▶ **Task statement**
All of the data should be output character for character, except the pictures.
┌──
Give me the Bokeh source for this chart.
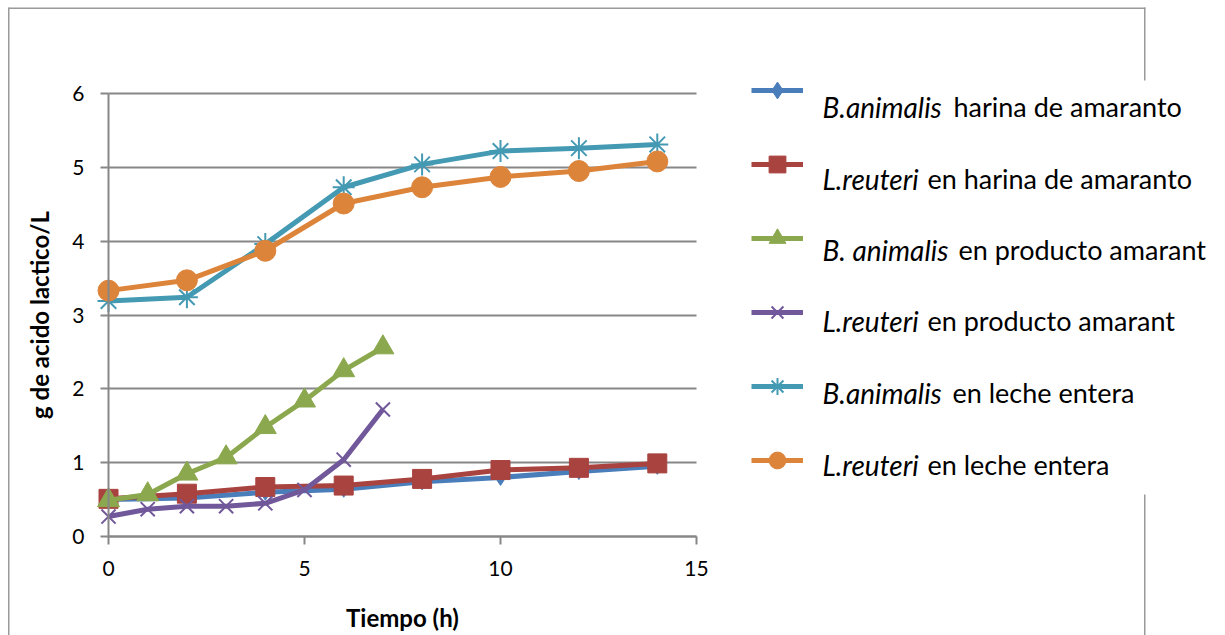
from bokeh.plotting import figure
from bokeh.models import Range1d, FixedTicker, Legend, LegendItem, Label, BoxAnnotation
from bokeh.embed import file_html
from bokeh.resources import INLINE

# ---------------- data ----------------
hours_long = [0, 2, 4, 6, 8, 10, 12, 14]
hours_short = [0, 1, 2, 3, 4, 5, 6, 7]

ba_harina = [0.50, 0.52, 0.60, 0.64, 0.74, 0.80, 0.88, 0.95]
lr_harina = [0.51, 0.58, 0.67, 0.69, 0.78, 0.90, 0.93, 0.99]
ba_producto = [0.49, 0.57, 0.85, 1.07, 1.48, 1.84, 2.25, 2.56]
lr_producto = [0.27, 0.37, 0.41, 0.41, 0.45, 0.63, 1.04, 1.72]
ba_leche = [3.19, 3.24, 3.96, 4.73, 5.04, 5.22, 5.26, 5.31]
lr_leche = [3.33, 3.47, 3.87, 4.51, 4.73, 4.87, 4.95, 5.08]

species = ["B.animalis", "L.reuteri", "B. animalis", "L.reuteri", "B.animalis", "L.reuteri"]
media = ["harina de amaranto", "en harina de amaranto", "en producto amarant",
         "en producto amarant", "en leche entera", "en leche entera"]

x_ticks = [0, 5, 10, 15]
y_ticks = [0, 1, 2, 3, 4, 5, 6]

# ---------------- geometry helpers (pixel -> data) ----------------
FL, FR, FT, FB = 108, 696, 93, 536      # pixel positions of x=0, x=15, y=6, y=0
W, H = 1225, 635
XMAX, YMAX = 15, 6


def px2x(px):
    return (px - FL) / (FR - FL) * XMAX


def py2y(py):
    return (FB - py) / (FB - FT) * YMAX


FONT = "Lato"
GRID = "#878787"

p = figure(width=W, height=H,
           x_range=Range1d(px2x(0), px2x(W)), y_range=Range1d(py2y(H), py2y(0)),
           output_backend="svg", toolbar_location=None,
           min_border_left=0, min_border_right=0, min_border_top=0, min_border_bottom=0)
p.outline_line_color = None
p.background_fill_color = "white"
p.border_fill_color = "white"

# horizontal gridlines limited to the data area
p.xgrid.visible = False
p.ygrid.ticker = FixedTicker(ticks=y_ticks)
p.ygrid.grid_line_color = GRID
p.ygrid.grid_line_width = 2
try:
    p.ygrid.cross_bounds = (0, XMAX)
    p.ygrid.bounds = (0, YMAX)
except Exception:
    p.ygrid.visible = False
    p.segment(x0=[0] * len(y_ticks), y0=y_ticks, x1=[XMAX] * len(y_ticks), y1=y_ticks,
              line_color=GRID, line_width=2)

for ax in (p.xaxis[0], p.yaxis[0]):
    ax.fixed_location = 0
    ax.axis_line_color = GRID
    ax.axis_line_width = 2
    ax.major_tick_line_color = GRID
    ax.major_tick_line_width = 2
    ax.major_tick_out = 8
    ax.major_tick_in = 0
    ax.minor_tick_line_color = None
    ax.major_label_text_font = FONT
    ax.major_label_text_font_size = "21px"
    ax.major_label_text_color = "black"
    ax.axis_label_text_font = FONT
    ax.axis_label_text_font_style = "bold"
    ax.axis_label_text_font_size = "24px"
    ax.axis_label_text_color = "black"

p.xaxis.bounds = (0, XMAX)
p.yaxis.bounds = (0, YMAX)
p.xaxis.ticker = FixedTicker(ticks=x_ticks)
p.yaxis.ticker = FixedTicker(ticks=y_ticks)
p.xaxis.major_label_standoff = 16
p.yaxis.major_label_standoff = 16
p.xaxis.axis_label = "Tiempo (h)"
p.yaxis.axis_label = "g de acido lactico/L"
p.xaxis.axis_label_standoff = 24
p.yaxis.axis_label_standoff = 15

# ---------------- chart frame border ----------------
border_col = "#9a9a9a"
for (l, r, t, b) in [(8, 1145, 7, 8.5), (7.5, 9, 7, 700), (1143.5, 1145, 7, 80), (1143.5, 1145, 494, 700)]:
    p.add_layout(BoxAnnotation(left=px2x(l), right=px2x(r), top=py2y(t), bottom=py2y(b),
                               fill_color=border_col, fill_alpha=1, line_color=None, level="underlay"))

series = [
    (hours_long, ba_harina, "#4A7EBB", "diamond", 16, 1),
    (hours_long, lr_harina, "#A9433F", "square", 19, 1),
    (hours_short, ba_producto, "#8BA84E", "triangle", 22, 1),
    (hours_short, lr_producto, "#71589A", "x", 20, 2),
    (hours_long, ba_leche, "#4499B3", "asterisk", 22, 2),
    (hours_long, lr_leche, "#DD843B", "circle", 21, 1),
]

items = []
for xs, ys, col, mk, sz, lw in series:
    lr = p.line(xs, ys, line_color=col, line_width=5)
    sr = p.scatter(xs, ys, marker=mk, size=sz, fill_color=col, line_color=col, line_width=lw)
    items.append(LegendItem(label=" ", renderers=[lr, sr]))

# ---------------- legend (glyph samples) ----------------
legend = Legend(items=items, location=(751, H - 481), glyph_width=52, glyph_height=42,
                label_height=42, label_width=1, spacing=32, padding=10, margin=0,
                label_text_font_size="1px", border_line_color=None, background_fill_alpha=0)
p.add_layout(legend)

# ---------------- legend texts (italic species + normal medium) ----------------
baselines = [106, 178, 249, 320, 392, 464]
split_x = [953, 927, 958, 927, 952, 927]
for sp_name, med, by, sx in zip(species, media, baselines, split_x):
    p.add_layout(Label(x=px2x(822), y=py2y(by), text=sp_name, text_font=FONT,
                       text_font_style="italic", text_font_size="28px", text_color="black",
                       text_baseline="alphabetic", text_align="left"))
    p.add_layout(Label(x=px2x(sx), y=py2y(by), text=med, text_font=FONT,
                       text_font_size="27px", text_color="black",
                       text_baseline="alphabetic", text_align="left"))

open("out.html", "w").write(file_html(p, INLINE))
└──
▶ **Answer**
Give me the Bokeh source for this chart.
from bokeh.plotting import figure
from bokeh.models import Range1d, FixedTicker, Legend, LegendItem, Label, BoxAnnotation
from bokeh.embed import file_html
from bokeh.resources import INLINE

# ---------------- data ----------------
hours_long = [0, 2, 4, 6, 8, 10, 12, 14]
hours_short = [0, 1, 2, 3, 4, 5, 6, 7]

ba_harina = [0.50, 0.52, 0.60, 0.64, 0.74, 0.80, 0.88, 0.95]
lr_harina = [0.51, 0.58, 0.67, 0.69, 0.78, 0.90, 0.93, 0.99]
ba_producto = [0.49, 0.57, 0.85, 1.07, 1.48, 1.84, 2.25, 2.56]
lr_producto = [0.27, 0.37, 0.41, 0.41, 0.45, 0.63, 1.04, 1.72]
ba_leche = [3.19, 3.24, 3.96, 4.73, 5.04, 5.22, 5.26, 5.31]
lr_leche = [3.33, 3.47, 3.87, 4.51, 4.73, 4.87, 4.95, 5.08]

species = ["B.animalis", "L.reuteri", "B. animalis", "L.reuteri", "B.animalis", "L.reuteri"]
media = ["harina de amaranto", "en harina de amaranto", "en producto amarant",
         "en producto amarant", "en leche entera", "en leche entera"]

x_ticks = [0, 5, 10, 15]
y_ticks = [0, 1, 2, 3, 4, 5, 6]

# ---------------- geometry helpers (pixel -> data) ----------------
FL, FR, FT, FB = 108, 696, 93, 536      # pixel positions of x=0, x=15, y=6, y=0
W, H = 1225, 635
XMAX, YMAX = 15, 6


def px2x(px):
    return (px - FL) / (FR - FL) * XMAX


def py2y(py):
    return (FB - py) / (FB - FT) * YMAX


FONT = "Lato"
GRID = "#878787"

p = figure(width=W, height=H,
           x_range=Range1d(px2x(0), px2x(W)), y_range=Range1d(py2y(H), py2y(0)),
           output_backend="svg", toolbar_location=None,
           min_border_left=0, min_border_right=0, min_border_top=0, min_border_bottom=0)
p.outline_line_color = None
p.background_fill_color = "white"
p.border_fill_color = "white"

# horizontal gridlines limited to the data area
p.xgrid.visible = False
p.ygrid.ticker = FixedTicker(ticks=y_ticks)
p.ygrid.grid_line_color = GRID
p.ygrid.grid_line_width = 2
try:
    p.ygrid.cross_bounds = (0, XMAX)
    p.ygrid.bounds = (0, YMAX)
except Exception:
    p.ygrid.visible = False
    p.segment(x0=[0] * len(y_ticks), y0=y_ticks, x1=[XMAX] * len(y_ticks), y1=y_ticks,
              line_color=GRID, line_width=2)

for ax in (p.xaxis[0], p.yaxis[0]):
    ax.fixed_location = 0
    ax.axis_line_color = GRID
    ax.axis_line_width = 2
    ax.major_tick_line_color = GRID
    ax.major_tick_line_width = 2
    ax.major_tick_out = 8
    ax.major_tick_in = 0
    ax.minor_tick_line_color = None
    ax.major_label_text_font = FONT
    ax.major_label_text_font_size = "21px"
    ax.major_label_text_color = "black"
    ax.axis_label_text_font = FONT
    ax.axis_label_text_font_style = "bold"
    ax.axis_label_text_font_size = "24px"
    ax.axis_label_text_color = "black"

p.xaxis.bounds = (0, XMAX)
p.yaxis.bounds = (0, YMAX)
p.xaxis.ticker = FixedTicker(ticks=x_ticks)
p.yaxis.ticker = FixedTicker(ticks=y_ticks)
p.xaxis.major_label_standoff = 16
p.yaxis.major_label_standoff = 16
p.xaxis.axis_label = "Tiempo (h)"
p.yaxis.axis_label = "g de acido lactico/L"
p.xaxis.axis_label_standoff = 24
p.yaxis.axis_label_standoff = 15

# ---------------- chart frame border ----------------
border_col = "#9a9a9a"
for (l, r, t, b) in [(8, 1145, 7, 8.5), (7.5, 9, 7, 700), (1143.5, 1145, 7, 80), (1143.5, 1145, 494, 700)]:
    p.add_layout(BoxAnnotation(left=px2x(l), right=px2x(r), top=py2y(t), bottom=py2y(b),
                               fill_color=border_col, fill_alpha=1, line_color=None, level="underlay"))

series = [
    (hours_long, ba_harina, "#4A7EBB", "diamond", 16, 1),
    (hours_long, lr_harina, "#A9433F", "square", 19, 1),
    (hours_short, ba_producto, "#8BA84E", "triangle", 22, 1),
    (hours_short, lr_producto, "#71589A", "x", 20, 2),
    (hours_long, ba_leche, "#4499B3", "asterisk", 22, 2),
    (hours_long, lr_leche, "#DD843B", "circle", 21, 1),
]

items = []
for xs, ys, col, mk, sz, lw in series:
    lr = p.line(xs, ys, line_color=col, line_width=5)
    sr = p.scatter(xs, ys, marker=mk, size=sz, fill_color=col, line_color=col, line_width=lw)
    items.append(LegendItem(label=" ", renderers=[lr, sr]))

# ---------------- legend (glyph samples) ----------------
legend = Legend(items=items, location=(751, H - 481), glyph_width=52, glyph_height=42,
                label_height=42, label_width=1, spacing=32, padding=10, margin=0,
                label_text_font_size="1px", border_line_color=None, background_fill_alpha=0)
p.add_layout(legend)

# ---------------- legend texts (italic species + normal medium) ----------------
baselines = [106, 178, 249, 320, 392, 464]
split_x = [953, 927, 958, 927, 952, 927]
for sp_name, med, by, sx in zip(species, media, baselines, split_x):
    p.add_layout(Label(x=px2x(822), y=py2y(by), text=sp_name, text_font=FONT,
                       text_font_style="italic", text_font_size="28px", text_color="black",
                       text_baseline="alphabetic", text_align="left"))
    p.add_layout(Label(x=px2x(sx), y=py2y(by), text=med, text_font=FONT,
                       text_font_size="27px", text_color="black",
                       text_baseline="alphabetic", text_align="left"))

open("out.html", "w").write(file_html(p, INLINE))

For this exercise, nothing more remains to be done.